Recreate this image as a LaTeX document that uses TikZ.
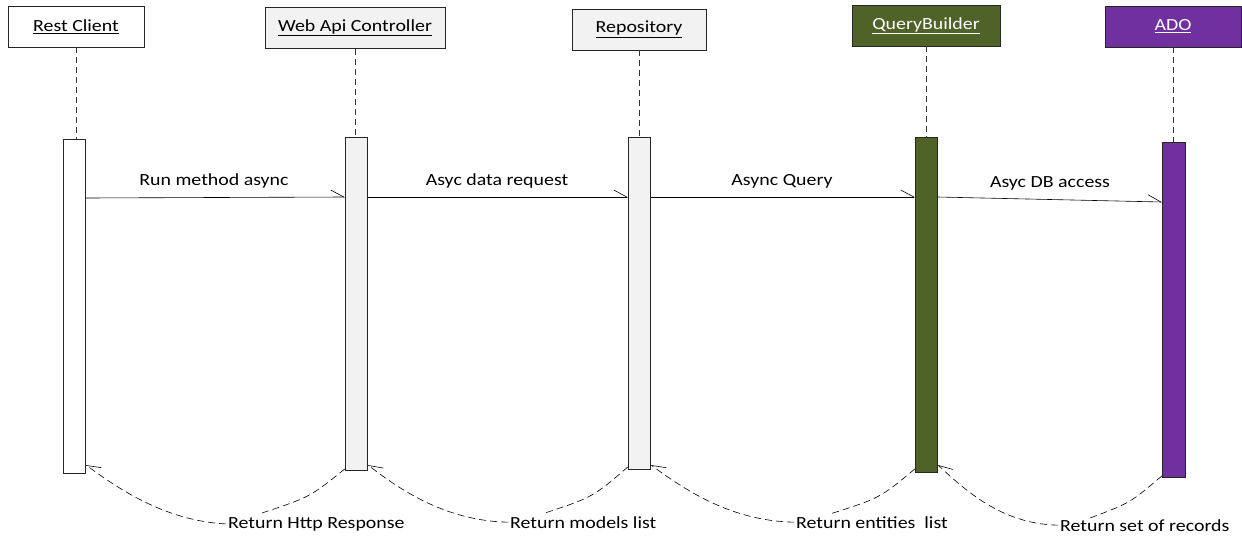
\documentclass[tikz,border=0pt]{standalone}
\usepackage{fontspec}
\setmainfont[FakeStretch=1.17]{Carlito}
\usetikzlibrary{arrows.meta,calc}
\definecolor{panelgray}{HTML}{F2F2F2}
\definecolor{qbfill}{HTML}{4F6228}
\definecolor{adofill}{HTML}{7030A0}
\begin{document}
\begin{tikzpicture}[x=1pt,y=-1pt,
  every node/.style={font=\fontsize{17}{20}\selectfont},
  head/.style={draw=black!85, line width=0.8pt, inner sep=0pt, minimum height=41pt},
  actbar/.style={draw=black!85, line width=0.8pt, inner sep=0pt, minimum width=22pt, anchor=north west},
  lifeline/.style={draw=black!80, dash pattern=on 6pt off 4pt, line width=0.7pt},
  msg/.style={line width=0.6pt, -{Straight Barb[left,length=13pt,width=14pt,line width=0.6pt]}},
  ret/.style={line width=0.6pt, dash pattern=on 7pt off 4pt},
  retarrow/.style={ret, -{Straight Barb[right,length=13pt,width=14pt,line width=0.6pt]}},
  msglbl/.style={anchor=base, inner sep=0pt},
  retlbl/.style={anchor=base west, inner sep=0pt}]
\useasboundingbox (0,0) rectangle (1242,536);

% participant heads
\node[head, fill=white, minimum width=136pt] (rc) at (76,26.5) {\underline{Rest Client}};
\node[head, fill=panelgray, minimum width=180pt] (wb) at (355,28) {\underline{Web Api Controller}};
\node[head, fill=panelgray, minimum width=134pt] (repo) at (639,29.5) {\underline{Repository}};
\node[head, fill=qbfill, minimum width=148pt, text=white] (qb) at (926,25.5) {\underline{QueryBuilder}};
\node[head, fill=adofill, minimum width=136pt, text=white] (ado) at (1173,26.5) {\underline{ADO}};

% activation bars
\node[actbar, fill=white, minimum height=334pt] (rcbar) at (63,139) {};
\node[actbar, fill=panelgray, minimum height=333pt] (wbbar) at (345,137) {};
\node[actbar, fill=panelgray, minimum height=332pt] (repobar) at (628,137) {};
\node[actbar, fill=qbfill, minimum height=335pt] (qbbar) at (915,137) {};
\node[actbar, fill=adofill, minimum height=335pt, minimum width=23pt] (adobar) at (1162,142) {};

% lifelines
\draw[lifeline] (rc.south) -- (rc.south |- rcbar.north);
\draw[lifeline] (wb.south) -- (wb.south |- wbbar.north);
\draw[lifeline] (repo.south) -- (repo.south |- repobar.north);
\draw[lifeline] (qb.south) -- (qb.south |- qbbar.north);
\draw[lifeline] (ado.south) -- (ado.south |- adobar.north);

% requests
\draw[msg] ($(rcbar.north east)+(0,59)$) -- ($(wbbar.north west)+(0,60)$);
\draw[msg] ($(wbbar.north east)+(0,60)$) -- ($(repobar.north west)+(0,60)$);
\draw[msg] ($(repobar.north east)+(0,60)$) -- ($(qbbar.north west)+(0,60)$);
\draw[msg] ($(qbbar.north east)+(0,60)$) -- ($(adobar.north west)+(0,60)$);
\node[msglbl] (m1) at (214,185) {Run method async};
\node[msglbl] (m2) at (497,185) {Asyc data request};
\node[msglbl] (m3) at (782,185) {Async Query};
\node[msglbl] (m4) at (1050,187) {Asyc DB access};

% replies
\node[retlbl] (r1) at (228,528) {Return Http Response};
\node[retlbl] (r2) at (510,528) {Return models list};
\node[retlbl] (r3) at (796,528) {Return entities\ \ list};
\node[retlbl] (r4) at (1060,531) {Return set of records};

\coordinate (r1top) at (262,513);
\coordinate (r2top) at (545,513);
\coordinate (r3top) at (830,514);
\coordinate (r4top) at (1090,518);

\draw[ret] ($(wbbar.south west)+(0,-2)$) .. controls (310,497) .. (r1top);
\draw[retarrow] ($(r1.west)+(-2,0)$) .. controls (170,521) and (125,494) .. ($(rcbar.south east)+(0,-9)$);

\draw[ret] ($(repobar.south west)+(0,-3)$) .. controls (593,497) .. (r2top);
\draw[retarrow] ($(r2.west)+(-2,0)$) .. controls (450,521) and (405,494) .. ($(wbbar.south east)+(0,-6)$);

\draw[ret] ($(qbbar.south west)+(0,-4)$) .. controls (880,498) .. (r3top);
\draw[retarrow] ($(r3.west)+(-2,0)$) .. controls (735,521) and (690,494) .. ($(repobar.south east)+(0,-5)$);

\draw[ret] ($(adobar.south west)+(0,-2)$) .. controls (1130,503) .. (r4top);
\draw[retarrow] ($(r4.west)+(-2,0)$) .. controls (1005,524) and (970,495) .. ($(qbbar.south east)+(0,-8)$);
\end{tikzpicture}
\end{document}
****
Give the material again exactly as it is, but keep the pictures out.

Recreate this image as a LaTeX document that uses TikZ.
\documentclass[tikz,border=0pt]{standalone}
\usepackage{fontspec}
\setmainfont[FakeStretch=1.17]{Carlito}
\usetikzlibrary{arrows.meta,calc}
\definecolor{panelgray}{HTML}{F2F2F2}
\definecolor{qbfill}{HTML}{4F6228}
\definecolor{adofill}{HTML}{7030A0}
\begin{document}
\begin{tikzpicture}[x=1pt,y=-1pt,
  every node/.style={font=\fontsize{17}{20}\selectfont},
  head/.style={draw=black!85, line width=0.8pt, inner sep=0pt, minimum height=41pt},
  actbar/.style={draw=black!85, line width=0.8pt, inner sep=0pt, minimum width=22pt, anchor=north west},
  lifeline/.style={draw=black!80, dash pattern=on 6pt off 4pt, line width=0.7pt},
  msg/.style={line width=0.6pt, -{Straight Barb[left,length=13pt,width=14pt,line width=0.6pt]}},
  ret/.style={line width=0.6pt, dash pattern=on 7pt off 4pt},
  retarrow/.style={ret, -{Straight Barb[right,length=13pt,width=14pt,line width=0.6pt]}},
  msglbl/.style={anchor=base, inner sep=0pt},
  retlbl/.style={anchor=base west, inner sep=0pt}]
\useasboundingbox (0,0) rectangle (1242,536);

% participant heads
\node[head, fill=white, minimum width=136pt] (rc) at (76,26.5) {\underline{Rest Client}};
\node[head, fill=panelgray, minimum width=180pt] (wb) at (355,28) {\underline{Web Api Controller}};
\node[head, fill=panelgray, minimum width=134pt] (repo) at (639,29.5) {\underline{Repository}};
\node[head, fill=qbfill, minimum width=148pt, text=white] (qb) at (926,25.5) {\underline{QueryBuilder}};
\node[head, fill=adofill, minimum width=136pt, text=white] (ado) at (1173,26.5) {\underline{ADO}};

% activation bars
\node[actbar, fill=white, minimum height=334pt] (rcbar) at (63,139) {};
\node[actbar, fill=panelgray, minimum height=333pt] (wbbar) at (345,137) {};
\node[actbar, fill=panelgray, minimum height=332pt] (repobar) at (628,137) {};
\node[actbar, fill=qbfill, minimum height=335pt] (qbbar) at (915,137) {};
\node[actbar, fill=adofill, minimum height=335pt, minimum width=23pt] (adobar) at (1162,142) {};

% lifelines
\draw[lifeline] (rc.south) -- (rc.south |- rcbar.north);
\draw[lifeline] (wb.south) -- (wb.south |- wbbar.north);
\draw[lifeline] (repo.south) -- (repo.south |- repobar.north);
\draw[lifeline] (qb.south) -- (qb.south |- qbbar.north);
\draw[lifeline] (ado.south) -- (ado.south |- adobar.north);

% requests
\draw[msg] ($(rcbar.north east)+(0,59)$) -- ($(wbbar.north west)+(0,60)$);
\draw[msg] ($(wbbar.north east)+(0,60)$) -- ($(repobar.north west)+(0,60)$);
\draw[msg] ($(repobar.north east)+(0,60)$) -- ($(qbbar.north west)+(0,60)$);
\draw[msg] ($(qbbar.north east)+(0,60)$) -- ($(adobar.north west)+(0,60)$);
\node[msglbl] (m1) at (214,185) {Run method async};
\node[msglbl] (m2) at (497,185) {Asyc data request};
\node[msglbl] (m3) at (782,185) {Async Query};
\node[msglbl] (m4) at (1050,187) {Asyc DB access};

% replies
\node[retlbl] (r1) at (228,528) {Return Http Response};
\node[retlbl] (r2) at (510,528) {Return models list};
\node[retlbl] (r3) at (796,528) {Return entities\ \ list};
\node[retlbl] (r4) at (1060,531) {Return set of records};

\coordinate (r1top) at (262,513);
\coordinate (r2top) at (545,513);
\coordinate (r3top) at (830,514);
\coordinate (r4top) at (1090,518);

\draw[ret] ($(wbbar.south west)+(0,-2)$) .. controls (310,497) .. (r1top);
\draw[retarrow] ($(r1.west)+(-2,0)$) .. controls (170,521) and (125,494) .. ($(rcbar.south east)+(0,-9)$);

\draw[ret] ($(repobar.south west)+(0,-3)$) .. controls (593,497) .. (r2top);
\draw[retarrow] ($(r2.west)+(-2,0)$) .. controls (450,521) and (405,494) .. ($(wbbar.south east)+(0,-6)$);

\draw[ret] ($(qbbar.south west)+(0,-4)$) .. controls (880,498) .. (r3top);
\draw[retarrow] ($(r3.west)+(-2,0)$) .. controls (735,521) and (690,494) .. ($(repobar.south east)+(0,-5)$);

\draw[ret] ($(adobar.south west)+(0,-2)$) .. controls (1130,503) .. (r4top);
\draw[retarrow] ($(r4.west)+(-2,0)$) .. controls (1005,524) and (970,495) .. ($(qbbar.south east)+(0,-8)$);
\end{tikzpicture}
\end{document}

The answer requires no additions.